COLLECTED DATA.

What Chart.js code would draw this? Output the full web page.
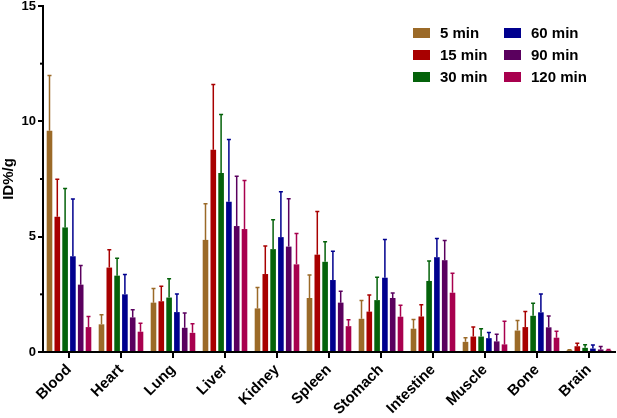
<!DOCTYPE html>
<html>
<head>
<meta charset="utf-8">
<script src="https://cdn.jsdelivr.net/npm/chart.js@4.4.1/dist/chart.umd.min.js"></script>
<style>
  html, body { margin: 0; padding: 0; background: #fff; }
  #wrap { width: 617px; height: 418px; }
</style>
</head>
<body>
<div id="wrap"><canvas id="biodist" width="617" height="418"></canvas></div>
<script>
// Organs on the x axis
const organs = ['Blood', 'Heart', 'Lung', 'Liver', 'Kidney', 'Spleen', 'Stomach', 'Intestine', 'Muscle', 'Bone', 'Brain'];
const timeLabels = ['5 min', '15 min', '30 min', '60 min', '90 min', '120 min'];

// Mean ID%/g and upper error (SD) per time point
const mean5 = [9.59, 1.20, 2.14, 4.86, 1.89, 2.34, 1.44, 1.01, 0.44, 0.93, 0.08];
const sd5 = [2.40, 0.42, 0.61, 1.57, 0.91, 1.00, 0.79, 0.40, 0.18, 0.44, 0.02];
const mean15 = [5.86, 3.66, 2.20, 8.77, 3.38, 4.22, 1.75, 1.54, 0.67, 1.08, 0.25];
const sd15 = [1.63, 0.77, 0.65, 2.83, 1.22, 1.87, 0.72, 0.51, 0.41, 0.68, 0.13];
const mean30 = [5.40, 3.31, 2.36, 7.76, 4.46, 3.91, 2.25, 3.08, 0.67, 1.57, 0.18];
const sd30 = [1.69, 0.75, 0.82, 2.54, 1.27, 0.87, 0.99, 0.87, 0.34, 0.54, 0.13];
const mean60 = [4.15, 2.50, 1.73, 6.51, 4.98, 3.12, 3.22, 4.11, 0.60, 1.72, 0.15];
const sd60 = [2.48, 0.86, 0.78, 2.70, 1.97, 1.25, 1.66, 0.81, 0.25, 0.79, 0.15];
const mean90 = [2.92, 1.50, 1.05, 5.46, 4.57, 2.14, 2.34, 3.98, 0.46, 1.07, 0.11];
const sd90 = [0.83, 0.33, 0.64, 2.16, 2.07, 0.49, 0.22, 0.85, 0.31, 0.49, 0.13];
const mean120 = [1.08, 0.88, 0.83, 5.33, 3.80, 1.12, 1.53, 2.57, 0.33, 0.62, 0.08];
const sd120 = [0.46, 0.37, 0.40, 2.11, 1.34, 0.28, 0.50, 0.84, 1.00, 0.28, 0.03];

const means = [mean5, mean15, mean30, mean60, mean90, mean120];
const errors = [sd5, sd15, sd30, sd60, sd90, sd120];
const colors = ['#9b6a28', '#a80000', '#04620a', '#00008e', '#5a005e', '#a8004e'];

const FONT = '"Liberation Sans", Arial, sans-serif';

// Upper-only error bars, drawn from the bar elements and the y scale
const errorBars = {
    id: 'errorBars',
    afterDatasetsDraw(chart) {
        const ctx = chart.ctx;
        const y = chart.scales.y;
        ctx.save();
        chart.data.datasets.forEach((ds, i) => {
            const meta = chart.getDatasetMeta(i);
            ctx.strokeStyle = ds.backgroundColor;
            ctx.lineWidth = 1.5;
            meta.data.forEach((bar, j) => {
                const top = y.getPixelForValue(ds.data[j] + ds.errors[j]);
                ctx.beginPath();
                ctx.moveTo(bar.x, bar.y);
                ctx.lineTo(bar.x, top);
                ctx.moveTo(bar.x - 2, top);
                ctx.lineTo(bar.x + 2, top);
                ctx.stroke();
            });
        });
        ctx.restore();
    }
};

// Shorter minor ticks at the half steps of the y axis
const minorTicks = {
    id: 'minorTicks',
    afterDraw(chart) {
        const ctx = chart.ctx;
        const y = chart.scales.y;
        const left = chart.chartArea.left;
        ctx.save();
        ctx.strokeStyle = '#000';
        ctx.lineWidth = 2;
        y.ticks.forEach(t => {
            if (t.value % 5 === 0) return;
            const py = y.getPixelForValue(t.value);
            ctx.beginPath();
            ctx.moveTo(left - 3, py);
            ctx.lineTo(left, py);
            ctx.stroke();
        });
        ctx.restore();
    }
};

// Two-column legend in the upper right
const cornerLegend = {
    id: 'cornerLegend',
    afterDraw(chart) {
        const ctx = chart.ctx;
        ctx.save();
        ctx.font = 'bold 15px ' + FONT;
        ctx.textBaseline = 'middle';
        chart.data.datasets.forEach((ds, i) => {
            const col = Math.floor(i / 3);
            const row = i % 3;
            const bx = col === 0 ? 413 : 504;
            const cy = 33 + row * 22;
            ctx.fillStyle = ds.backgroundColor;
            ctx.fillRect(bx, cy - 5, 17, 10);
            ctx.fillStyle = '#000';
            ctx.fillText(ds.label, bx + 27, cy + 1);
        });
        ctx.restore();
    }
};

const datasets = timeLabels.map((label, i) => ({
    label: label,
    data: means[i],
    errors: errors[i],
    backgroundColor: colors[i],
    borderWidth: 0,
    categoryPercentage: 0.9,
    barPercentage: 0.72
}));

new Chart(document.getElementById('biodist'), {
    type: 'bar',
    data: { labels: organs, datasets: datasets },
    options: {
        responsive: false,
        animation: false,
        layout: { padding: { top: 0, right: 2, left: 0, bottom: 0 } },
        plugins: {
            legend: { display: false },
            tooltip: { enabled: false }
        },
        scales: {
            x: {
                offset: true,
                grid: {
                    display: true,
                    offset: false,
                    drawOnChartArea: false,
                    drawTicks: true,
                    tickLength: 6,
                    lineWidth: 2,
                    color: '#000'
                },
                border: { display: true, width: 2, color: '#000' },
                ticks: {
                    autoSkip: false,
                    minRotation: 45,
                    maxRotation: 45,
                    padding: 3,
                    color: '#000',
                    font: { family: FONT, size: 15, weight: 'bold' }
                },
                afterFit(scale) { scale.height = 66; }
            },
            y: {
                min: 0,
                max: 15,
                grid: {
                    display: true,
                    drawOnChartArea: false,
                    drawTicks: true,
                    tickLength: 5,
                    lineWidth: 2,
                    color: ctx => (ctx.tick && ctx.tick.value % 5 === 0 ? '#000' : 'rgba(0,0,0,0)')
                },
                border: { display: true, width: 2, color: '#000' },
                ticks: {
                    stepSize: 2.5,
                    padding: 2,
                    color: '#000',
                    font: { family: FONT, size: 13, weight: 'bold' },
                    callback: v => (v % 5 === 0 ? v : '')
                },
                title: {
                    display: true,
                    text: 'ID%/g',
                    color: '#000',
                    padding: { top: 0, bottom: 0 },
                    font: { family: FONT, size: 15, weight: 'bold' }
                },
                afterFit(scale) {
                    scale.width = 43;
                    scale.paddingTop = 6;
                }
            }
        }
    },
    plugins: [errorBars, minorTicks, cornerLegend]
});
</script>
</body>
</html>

WHAT THE TASK ASKS.
Reproduce the material above exactly, first line through the line that contains "const timeLabels = ['5", minus the pictures.

ANSWER TO THE PROBLEM.
What Chart.js code would draw this? Output the full web page.
<!DOCTYPE html>
<html>
<head>
<meta charset="utf-8">
<script src="https://cdn.jsdelivr.net/npm/chart.js@4.4.1/dist/chart.umd.min.js"></script>
<style>
  html, body { margin: 0; padding: 0; background: #fff; }
  #wrap { width: 617px; height: 418px; }
</style>
</head>
<body>
<div id="wrap"><canvas id="biodist" width="617" height="418"></canvas></div>
<script>
// Organs on the x axis
const organs = ['Blood', 'Heart', 'Lung', 'Liver', 'Kidney', 'Spleen', 'Stomach', 'Intestine', 'Muscle', 'Bone', 'Brain'];
const timeLabels = ['5 min', '15 min', '30 min', '60 min', '90 min', '120 min'];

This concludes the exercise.